Aesop’s Fables—Professor Copper Giloth at the University of Massachusetts Amherst teaches Introduction to Computing in the Fine Arts. She assigns her students the task of illustrating the traditional Aesop’s fables alongside their own retellings of the fables in a modern setting. This website showcases their work and can be used in several ways. You and your child can read the fables, you can compare the fables with versions found elsewhere, or you can use the student work as incentive for your children to illustrate stories or poems.

Neuroscience for Kids—Learn about all aspects of neuroscience in a format that uses helpful graphics. Try the many experiments that make use of games and activities. View questions that have been submitted and then answered by basic and clinical neuroscientists from around the world. Search the numerous links provided, sign up for the free newsletter, and much more.

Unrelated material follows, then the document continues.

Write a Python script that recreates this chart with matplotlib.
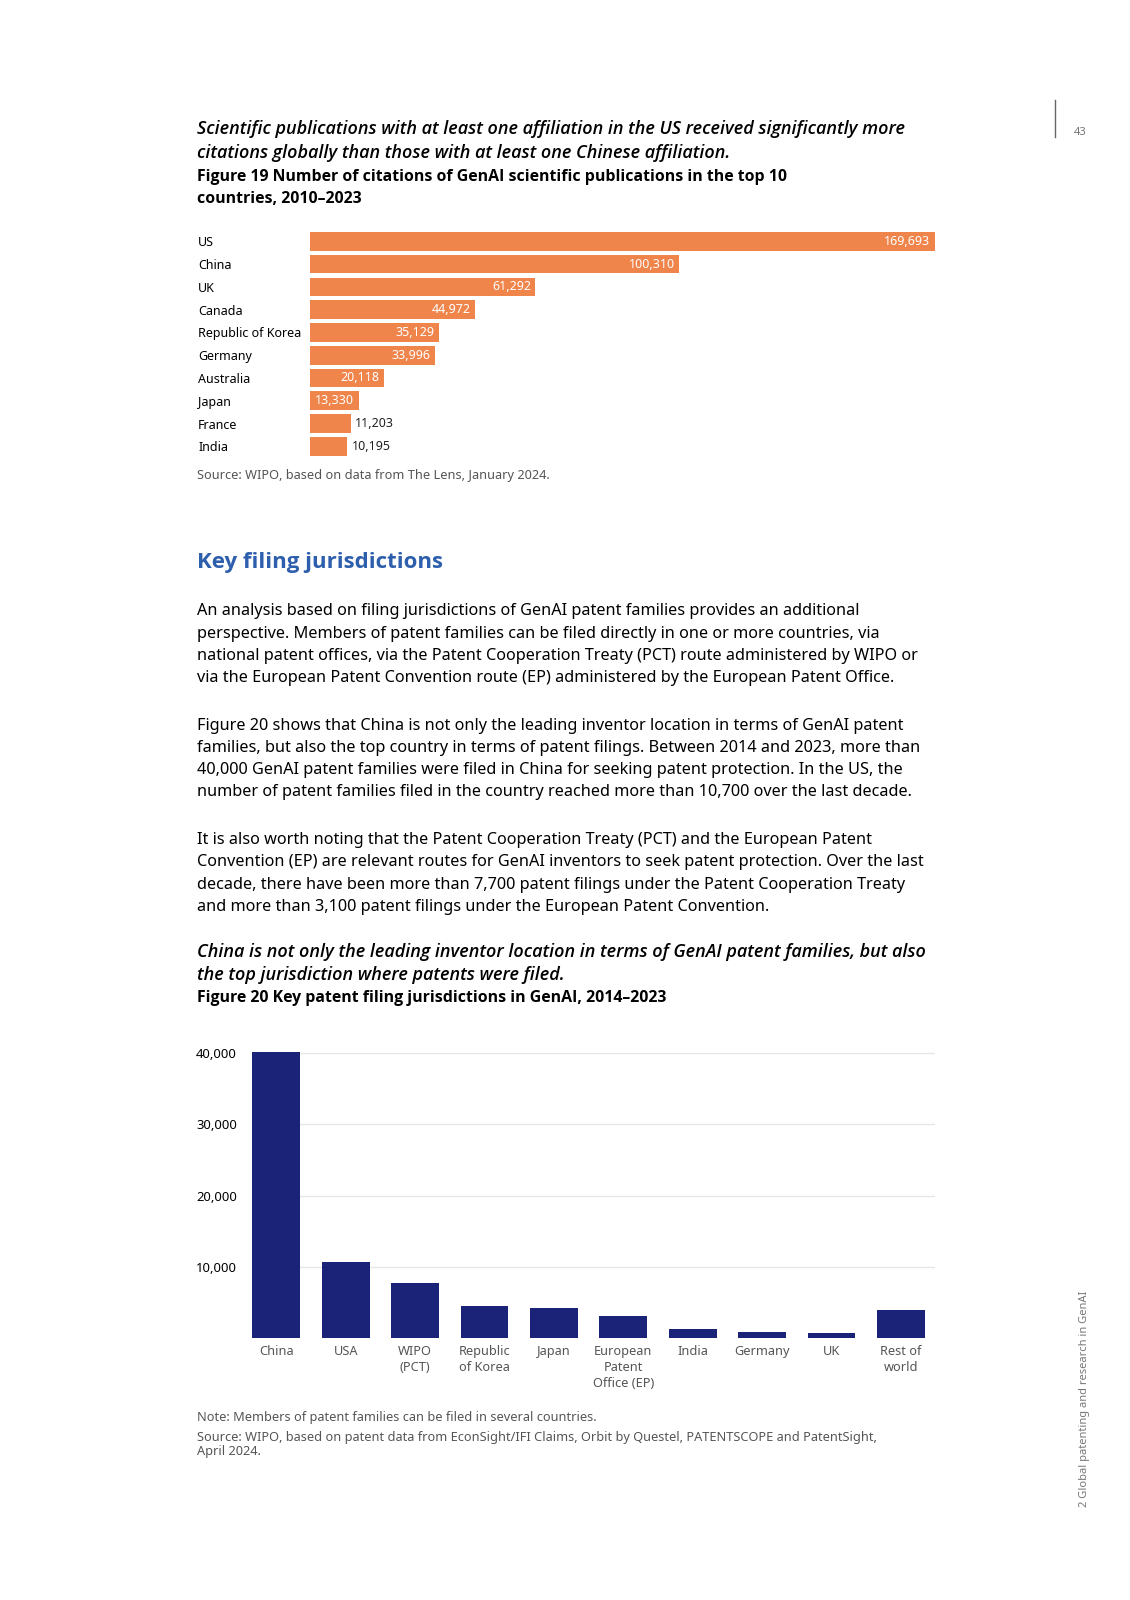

Insects—Brought to you by the Amateur Entomologists’ Society, this website helps the visitor identify bugs, learn about bugs, find out how to care for bugs as pets, and many other interesting things about insects and invertebrates. There is also information on how to become an entomologist.

U.S. Department of the Treasury for Kids—Here there are links to government websites especially for kids. Links lead to the White House, the U.S. Mint, the Bureau of Engraving and Printing, the Official Kids’ Portal for the U.S. Government, and the Alcohol and Tobacco Tax and Trade Bureau.

Brain Teasers, Optical Illusions, and Logic Links—Hoagies’ Gifted Education Page provides a very long list of links that will engage students in mental gymnastics. There are also links for rebuses, wacky wordies, frame games, and visual puns. Enjoy working some of these puzzles as a family.